The data is classified and searchable according to the date, ship’s name, flag, type, capacity, and any other word using the free search option. Information, such as cargo details, attempts at salvage, the ship’s background, and the causes of shipwreck, is displayed in the pop-up window. The transcriptions of the relevant sections of the original sources (mostly in the Venetian dialect and partly in Latin) are also available. The date of shipwreck was generally documented.

Estimated position:

The supposed positions of the wrecks were not always easy to reconstruct with accuracy, and the markers on the map do not represent the exact position of a wreck, but are used for marking the general area. In certain cases the position is relatively easy to identify, as, for example, at the entrance to a certain port, or near a promontory, riff or some other conspicuous element. In such cases a better precision can be achieved. The position of other wrecks proved to be more difficult to determine. In such cases only the region and an estimation of the general area in nautical miles have been indicated. It is assumed that as this project progresses a greater precision concerning the position of several wrecks would be achieved.

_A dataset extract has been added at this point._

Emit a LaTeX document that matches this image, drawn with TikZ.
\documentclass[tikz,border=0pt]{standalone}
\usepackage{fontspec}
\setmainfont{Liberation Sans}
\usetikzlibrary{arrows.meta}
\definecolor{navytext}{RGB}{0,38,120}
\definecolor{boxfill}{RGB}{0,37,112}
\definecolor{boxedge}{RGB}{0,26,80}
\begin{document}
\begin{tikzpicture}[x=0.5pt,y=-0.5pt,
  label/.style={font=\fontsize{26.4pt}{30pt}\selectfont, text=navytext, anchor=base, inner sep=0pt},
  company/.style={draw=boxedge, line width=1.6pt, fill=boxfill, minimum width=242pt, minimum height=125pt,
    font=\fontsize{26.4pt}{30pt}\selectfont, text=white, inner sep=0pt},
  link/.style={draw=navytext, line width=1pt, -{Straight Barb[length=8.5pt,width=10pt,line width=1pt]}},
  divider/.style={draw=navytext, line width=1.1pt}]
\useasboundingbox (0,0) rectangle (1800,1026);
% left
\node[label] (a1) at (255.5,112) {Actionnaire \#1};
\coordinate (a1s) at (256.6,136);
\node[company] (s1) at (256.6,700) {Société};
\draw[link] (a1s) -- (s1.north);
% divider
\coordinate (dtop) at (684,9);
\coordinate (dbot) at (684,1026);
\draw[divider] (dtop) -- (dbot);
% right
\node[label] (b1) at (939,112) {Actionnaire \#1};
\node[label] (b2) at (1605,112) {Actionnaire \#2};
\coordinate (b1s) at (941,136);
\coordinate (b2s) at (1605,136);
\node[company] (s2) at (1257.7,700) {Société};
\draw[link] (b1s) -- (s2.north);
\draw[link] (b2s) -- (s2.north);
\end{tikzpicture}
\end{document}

The markers (varieties of the color red) represent rough estimates of the radius measured in nautical miles.

Legend:
  • Grey: unknown
  • Pink: > 200 NM
  • Tea rose: 100 - 200 NM
  • Coral (orange): 50 - 100 NM
  • Red: 25 - 50 NM
  • Venetian red: between 10 - 25 NM
  • Dark red: 5 - 10 NM
  • Chocolate: < 5 NM

Future research directions:

The data included in this project should be treated as threads leading to new discoveries. Important shipwrecks can be traced into official documents of state institutions, as well as in a few narrative sources and chronicles. Several cases of shipwrecks contains also the cargo books, freight rates, the expenses incurred during the voyage, the ship’s itinerary, contracts and insurance policies. Such materials enable the reconstruction of the ship’s biography with greater precision. It is assumed, for example, that more information could be discovered on important shipwrecks, such as the galley Brazzana that shipwrecked with the treasures of Catherina Cornaro, Queen of Cyprus, or the shipwreck of the merchant galley Magna on its way to Alexandria, with dozens of Jewish immigrants and some Venetian colonial officials.

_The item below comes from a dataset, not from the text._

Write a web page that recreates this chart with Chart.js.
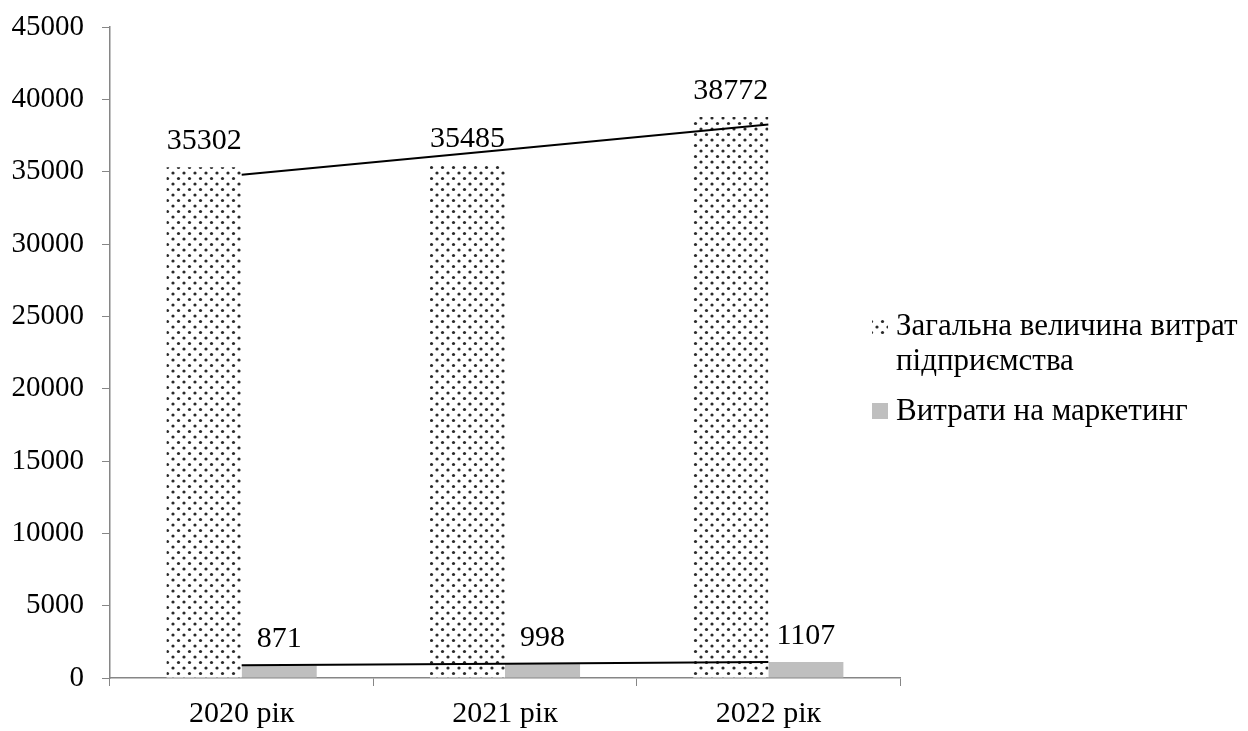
<!DOCTYPE html>
<html>
<head>
<meta charset="utf-8">
<script src="https://cdn.jsdelivr.net/npm/chart.js@4.4.1/dist/chart.umd.min.js"></script>
<style>
  body { margin: 0; background: #fff; }
</style>
</head>
<body>
<canvas id="myChart" width="1248" height="731"></canvas>
<script>
// дані діаграми
const categories = ['2020 рік', '2021 рік', '2022 рік'];
const totalCosts = [35302, 35485, 38772];
const marketingCosts = [871, 998, 1107];
const totalLabel = ['Загальна величина витрат', 'підприємства'];
const marketingLabel = 'Витрати на маркетинг';
const yMax = 45000;
const yStep = 5000;

const FONT = "'Liberation Serif', 'Times New Roman', serif";
const AXIS_GRAY = '#868686';
const BAR_GRAY = '#bfbfbf';

// лінійний тренд (як у Excel)
function trend(values) {
    const n = values.length;
    let sx = 0, sy = 0, sxy = 0, sxx = 0;
    values.forEach((v, i) => {
        const x = i + 1;
        sx += x; sy += v; sxy += x * v; sxx += x * x;
    });
    const b = (n * sxy - sx * sy) / (n * sxx - sx * sx);
    const a = (sy - b * sx) / n;
    return values.map((v, i) => a + b * (i + 1));
}

// візерунок з точок
function dotPattern() {
    const c = document.createElement('canvas');
    c.width = 11;
    c.height = 11;
    const g = c.getContext('2d');
    g.fillStyle = '#fff';
    g.fillRect(0, 0, 11, 11);
    g.fillStyle = '#2a2a2a';
    [[2.5, 2.5], [8, 8]].forEach(p => {
        g.beginPath();
        g.arc(p[0], p[1], 1.6, 0, Math.PI * 2);
        g.fill();
    });
    return g.createPattern(c, 'repeat');
}

const ctx = document.getElementById('myChart').getContext('2d');
const pattern = dotPattern();

// підписи значень над стовпцями
const valueLabels = {
    id: 'valueLabels',
    afterDatasetsDraw(chart) {
        const c = chart.ctx;
        c.save();
        c.font = '30px ' + FONT;
        c.fillStyle = '#000';
        c.textAlign = 'center';
        c.textBaseline = 'alphabetic';
        chart.data.datasets.forEach((ds, i) => {
            if (ds.type === 'line') return;
            chart.getDatasetMeta(i).data.forEach((bar, j) => {
                c.fillText(String(ds.data[j]), bar.x, bar.y - 18);
            });
        });
        c.restore();
    }
};

// легенда праворуч
const sideLegend = {
    id: 'sideLegend',
    afterDraw(chart) {
        const c = chart.ctx;
        c.save();
        c.font = '31px ' + FONT;
        c.textAlign = 'left';
        c.textBaseline = 'middle';
        c.fillStyle = pattern;
        c.fillRect(872, 318, 16, 16);
        c.fillStyle = '#000';
        c.fillText(totalLabel[0], 896, 327);
        c.fillText(totalLabel[1], 896, 362);
        c.fillStyle = BAR_GRAY;
        c.fillRect(872, 403, 16, 16);
        c.fillStyle = '#000';
        c.fillText(marketingLabel, 896, 412);
        c.restore();
    }
};

const myChart = new Chart(ctx, {
    type: 'bar',
    data: {
        labels: categories,
        datasets: [
            {
                label: 'trend1',
                type: 'line',
                data: trend(totalCosts),
                borderColor: '#000',
                borderWidth: 2,
                pointRadius: 0,
                order: 0
            },
            {
                label: 'trend2',
                type: 'line',
                data: trend(marketingCosts),
                borderColor: '#000',
                borderWidth: 2,
                pointRadius: 0,
                order: 0
            },
            {
                label: totalLabel.join(' '),
                data: totalCosts,
                backgroundColor: pattern,
                categoryPercentage: 0.57,
                barPercentage: 1.0,
                order: 1
            },
            {
                label: marketingLabel,
                data: marketingCosts,
                backgroundColor: BAR_GRAY,
                categoryPercentage: 0.57,
                barPercentage: 1.0,
                order: 1
            }
        ]
    },
    options: {
        responsive: false,
        animation: false,
        layout: {
            padding: { top: 27, right: 348, left: 0, bottom: 0 }
        },
        plugins: {
            legend: { display: false },
            tooltip: { enabled: false }
        },
        scales: {
            x: {
                grid: {
                    drawOnChartArea: false,
                    color: AXIS_GRAY,
                    tickLength: 8
                },
                border: { color: AXIS_GRAY, width: 1.5 },
                ticks: {
                    color: '#000',
                    font: { family: FONT, size: 30 },
                    padding: 10
                },
                afterFit(scale) { scale.height = 53; }
            },
            y: {
                min: 0,
                max: yMax,
                grid: {
                    drawOnChartArea: false,
                    color: AXIS_GRAY,
                    tickLength: 8
                },
                border: { color: AXIS_GRAY, width: 1.5 },
                ticks: {
                    stepSize: yStep,
                    color: '#000',
                    font: { family: FONT, size: 29 },
                    padding: 18,
                    callback: (v) => String(v)
                },
                afterFit(scale) {
                    scale.width = 110;
                    scale.paddingTop = 0;
                    scale.paddingBottom = 0;
                }
            }
        }
    },
    plugins: [valueLabels, sideLegend]
});
</script>
</body>
</html>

The intention is also to strengthen the critical linkage between historical data and archaeological finds. As the development of underwater robots and other tools for mapping the sea bottom progress, marine archaeologists, researchers and students have wider opportunities to match archaeological finds with historical data. We welcome collaborations with institutes of marine archaeology that are mapping and dating wrecks to develop area-specific survey projects, based on the scientific importance of the findings.

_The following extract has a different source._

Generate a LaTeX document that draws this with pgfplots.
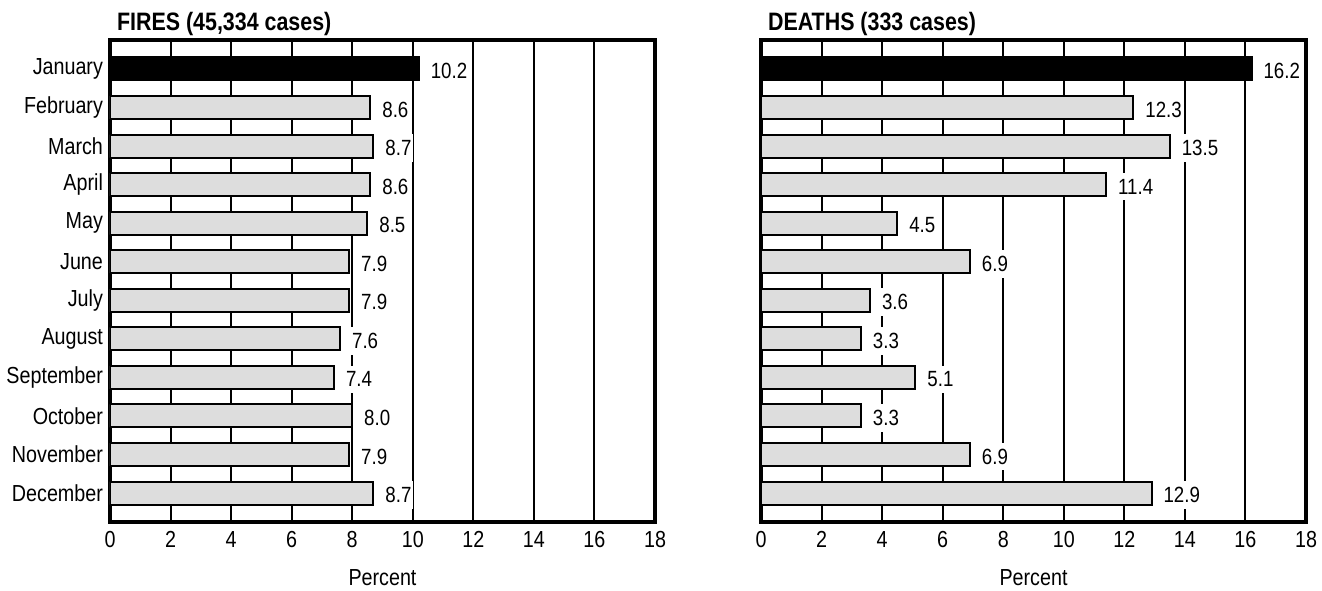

[1] Marino Sanuto, I Diarii di Marino Sanuto: (MCCCCXVI-MDXXXIII), dall'autografo Marciano ital. cl. VII codd. CDXIX-CDLXXVII, Rinaldo Fulin, Federico Stefani, Nicolò Barozzi, Guglielmo Berchet, Marco Allegri, eds (Venezia, 1879-1903); Girolamo Priuli, I diarii (1494-1512), Rerum Italicarum Scriptores, Arturo Segre Roberto Cessi, eds, 4 vols (Città di Castello, 1912-38); Rossi, Franco, ed., Ambasciata straordinaria al sultano d'Egitto (1489-1490) (Venezia, 1988); Braudel, Fernand & Tenenti, Alberto, ‘Michiel da Lezze, marchand vénitien (1497-1514)’, In Wirtschaft, Geschichte und Wirtschaftsgeschichte: Festschrift zum 65. Geburtstag von Friedrich Lütge. Edited by Wilhelm Abel, Knut Borchardt, Hermann Kellenbenz, Wolfgang Zorn (Stuttgart, 1966), pp. 38-73; Domenico Malipiero [attributed to Piero Dolfin], ‘Annali veneti dall'anno 1457 al 1500 del senatore Domenico Malipiero’, ordinati e abbreviati dal senatore Francesco Longo, con prefazione e annotazioni di Agostino Sagredo, Archivio storico italiano, Tomo VII, parte prima (Firenze, 1843), 1-1138.